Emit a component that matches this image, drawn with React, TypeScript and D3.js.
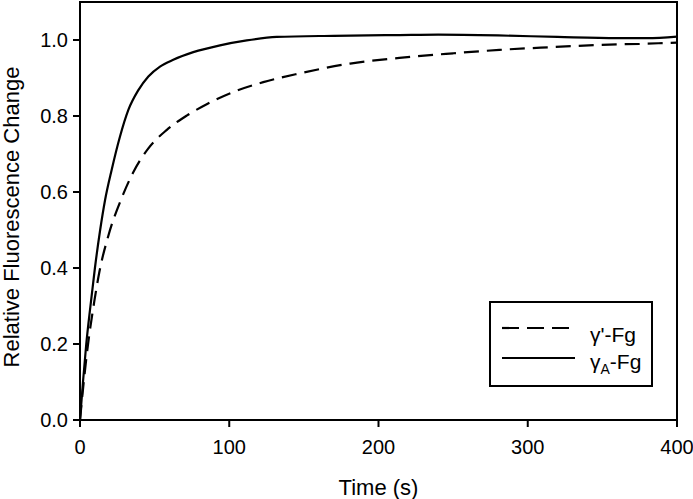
import React from "react";
import * as d3 from "d3";

const xTicks = [0, 100, 200, 300, 400];
const yTicks = [0.0, 0.2, 0.4, 0.6, 0.8, 1.0];

const gammaPrimeTime = [0, 2.5, 5.4, 9.5, 13, 19, 28, 35.7, 45.8, 58, 71.5, 84.9, 102.7, 122.8, 147, 181, 214, 250, 281, 315, 348, 375, 400];
const gammaPrimeValue = [0, 0.1, 0.2, 0.31, 0.39, 0.485, 0.585, 0.652, 0.715, 0.763, 0.801, 0.831, 0.863, 0.889, 0.912, 0.938, 0.953, 0.965, 0.974, 0.981, 0.987, 0.99, 0.993];

const gammaATime = [0, 2, 4.2, 7, 10, 13.5, 16.8, 21.2, 26.8, 32.4, 39.1, 45.8, 53.6, 62.5, 75.9, 93.8, 111.7, 131.8, 170, 214, 240, 280, 320, 360, 380, 400];
const gammaAValue = [0, 0.1, 0.2, 0.3, 0.4, 0.5, 0.579, 0.658, 0.746, 0.816, 0.868, 0.904, 0.93, 0.948, 0.968, 0.986, 0.999, 1.008, 1.011, 1.013, 1.014, 1.012, 1.008, 1.005, 1.005, 1.009];

const W = 693;
const H = 499;
const left = 80, right = 677, top = 2, bottom = 420;
const FONT = "Liberation Sans, Arial, sans-serif";

export default function App() {
  const x = d3.scaleLinear().domain([0, 400]).range([left, right]);
  const y = d3.scaleLinear().domain([0, 1.1]).range([bottom, top]);

  const line = d3
    .line<[number, number]>()
    .x((d) => x(d[0]))
    .y((d) => y(d[1]))
    .curve(d3.curveMonotoneX);

  const dashedPts = gammaPrimeTime.map((t, i) => [t, gammaPrimeValue[i]] as [number, number]);
  const solidPts = gammaATime.map((t, i) => [t, gammaAValue[i]] as [number, number]);

  return (
    <svg
      width={W}
      height={H}
      style={{ position: "absolute", left: 0, top: 0, background: "#fff" }}
      fontFamily={FONT}
    >
      <rect x={0} y={0} width={W} height={H} fill="#fff" />
      <defs>
        <clipPath id="plotclip">
          <rect x={left} y={top} width={right - left} height={bottom - top} />
        </clipPath>
      </defs>
      <g clipPath="url(#plotclip)">
        <path d={line(dashedPts) || ""} fill="none" stroke="#000" strokeWidth={2.2} strokeDasharray="15,8" />
        <path d={line(solidPts) || ""} fill="none" stroke="#000" strokeWidth={2.2} />
      </g>
      {/* frame */}
      <rect x={left} y={top} width={right - left} height={bottom - top} fill="none" stroke="#000" strokeWidth={2} />
      {/* y ticks */}
      {yTicks.map((t) => (
        <g key={"y" + t}>
          <line x1={left - 7} x2={left} y1={y(t)} y2={y(t)} stroke="#000" strokeWidth={2} />
          <text x={left - 12} y={y(t)} dy="0.36em" textAnchor="end" fontSize={20} fill="#000">
            {t.toFixed(1)}
          </text>
        </g>
      ))}
      {/* x ticks */}
      {xTicks.map((t) => (
        <g key={"x" + t}>
          <line x1={x(t)} x2={x(t)} y1={bottom} y2={bottom + 7} stroke="#000" strokeWidth={2} />
          <text x={x(t)} y={454} textAnchor="middle" fontSize={20} fill="#000">
            {t}
          </text>
        </g>
      ))}
      <text x={(left + right) / 2} y={495} textAnchor="middle" fontSize={22} fill="#000">
        Time (s)
      </text>
      <text
        transform={`translate(19,${(top + bottom) / 2 + 6}) rotate(-90)`}
        textAnchor="middle"
        fontSize={22}
        fill="#000"
      >
        Relative Fluorescence Change
      </text>
      {/* legend */}
      <rect x={490} y={302} width={162} height={84} fill="#fff" stroke="#000" strokeWidth={2} />
      <line x1={502} x2={575} y1={328} y2={328} stroke="#000" strokeWidth={2.2} strokeDasharray="17,8" />
      <line x1={502} x2={575} y1={358} y2={358} stroke="#000" strokeWidth={2.2} />
      <text x={590} y={342} fontSize={21} fill="#000">
        γ'-Fg
      </text>
      <text x={590} y={369} fontSize={21} fill="#000">
        γ<tspan fontSize={14} dy={5}>A</tspan>
        <tspan dy={-5}>-Fg</tspan>
      </text>
    </svg>
  );
}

• _Task goal_: Go through the listing above and write it all out exactly, leaving out any picture.

• _Answer to this problem_:
Emit a component that matches this image, drawn with React, TypeScript and D3.js.
import React from "react";
import * as d3 from "d3";

const xTicks = [0, 100, 200, 300, 400];
const yTicks = [0.0, 0.2, 0.4, 0.6, 0.8, 1.0];

const gammaPrimeTime = [0, 2.5, 5.4, 9.5, 13, 19, 28, 35.7, 45.8, 58, 71.5, 84.9, 102.7, 122.8, 147, 181, 214, 250, 281, 315, 348, 375, 400];
const gammaPrimeValue = [0, 0.1, 0.2, 0.31, 0.39, 0.485, 0.585, 0.652, 0.715, 0.763, 0.801, 0.831, 0.863, 0.889, 0.912, 0.938, 0.953, 0.965, 0.974, 0.981, 0.987, 0.99, 0.993];

const gammaATime = [0, 2, 4.2, 7, 10, 13.5, 16.8, 21.2, 26.8, 32.4, 39.1, 45.8, 53.6, 62.5, 75.9, 93.8, 111.7, 131.8, 170, 214, 240, 280, 320, 360, 380, 400];
const gammaAValue = [0, 0.1, 0.2, 0.3, 0.4, 0.5, 0.579, 0.658, 0.746, 0.816, 0.868, 0.904, 0.93, 0.948, 0.968, 0.986, 0.999, 1.008, 1.011, 1.013, 1.014, 1.012, 1.008, 1.005, 1.005, 1.009];

const W = 693;
const H = 499;
const left = 80, right = 677, top = 2, bottom = 420;
const FONT = "Liberation Sans, Arial, sans-serif";

export default function App() {
  const x = d3.scaleLinear().domain([0, 400]).range([left, right]);
  const y = d3.scaleLinear().domain([0, 1.1]).range([bottom, top]);

  const line = d3
    .line<[number, number]>()
    .x((d) => x(d[0]))
    .y((d) => y(d[1]))
    .curve(d3.curveMonotoneX);

  const dashedPts = gammaPrimeTime.map((t, i) => [t, gammaPrimeValue[i]] as [number, number]);
  const solidPts = gammaATime.map((t, i) => [t, gammaAValue[i]] as [number, number]);

  return (
    <svg
      width={W}
      height={H}
      style={{ position: "absolute", left: 0, top: 0, background: "#fff" }}
      fontFamily={FONT}
    >
      <rect x={0} y={0} width={W} height={H} fill="#fff" />
      <defs>
        <clipPath id="plotclip">
          <rect x={left} y={top} width={right - left} height={bottom - top} />
        </clipPath>
      </defs>
      <g clipPath="url(#plotclip)">
        <path d={line(dashedPts) || ""} fill="none" stroke="#000" strokeWidth={2.2} strokeDasharray="15,8" />
        <path d={line(solidPts) || ""} fill="none" stroke="#000" strokeWidth={2.2} />
      </g>
      {/* frame */}
      <rect x={left} y={top} width={right - left} height={bottom - top} fill="none" stroke="#000" strokeWidth={2} />
      {/* y ticks */}
      {yTicks.map((t) => (
        <g key={"y" + t}>
          <line x1={left - 7} x2={left} y1={y(t)} y2={y(t)} stroke="#000" strokeWidth={2} />
          <text x={left - 12} y={y(t)} dy="0.36em" textAnchor="end" fontSize={20} fill="#000">
            {t.toFixed(1)}
          </text>
        </g>
      ))}
      {/* x ticks */}
      {xTicks.map((t) => (
        <g key={"x" + t}>
          <line x1={x(t)} x2={x(t)} y1={bottom} y2={bottom + 7} stroke="#000" strokeWidth={2} />
          <text x={x(t)} y={454} textAnchor="middle" fontSize={20} fill="#000">
            {t}
          </text>
        </g>
      ))}
      <text x={(left + right) / 2} y={495} textAnchor="middle" fontSize={22} fill="#000">
        Time (s)
      </text>
      <text
        transform={`translate(19,${(top + bottom) / 2 + 6}) rotate(-90)`}
        textAnchor="middle"
        fontSize={22}
        fill="#000"
      >
        Relative Fluorescence Change
      </text>
      {/* legend */}
      <rect x={490} y={302} width={162} height={84} fill="#fff" stroke="#000" strokeWidth={2} />
      <line x1={502} x2={575} y1={328} y2={328} stroke="#000" strokeWidth={2.2} strokeDasharray="17,8" />
      <line x1={502} x2={575} y1={358} y2={358} stroke="#000" strokeWidth={2.2} />
      <text x={590} y={342} fontSize={21} fill="#000">
        γ'-Fg
      </text>
      <text x={590} y={369} fontSize={21} fill="#000">
        γ<tspan fontSize={14} dy={5}>A</tspan>
        <tspan dy={-5}>-Fg</tspan>
      </text>
    </svg>
  );
}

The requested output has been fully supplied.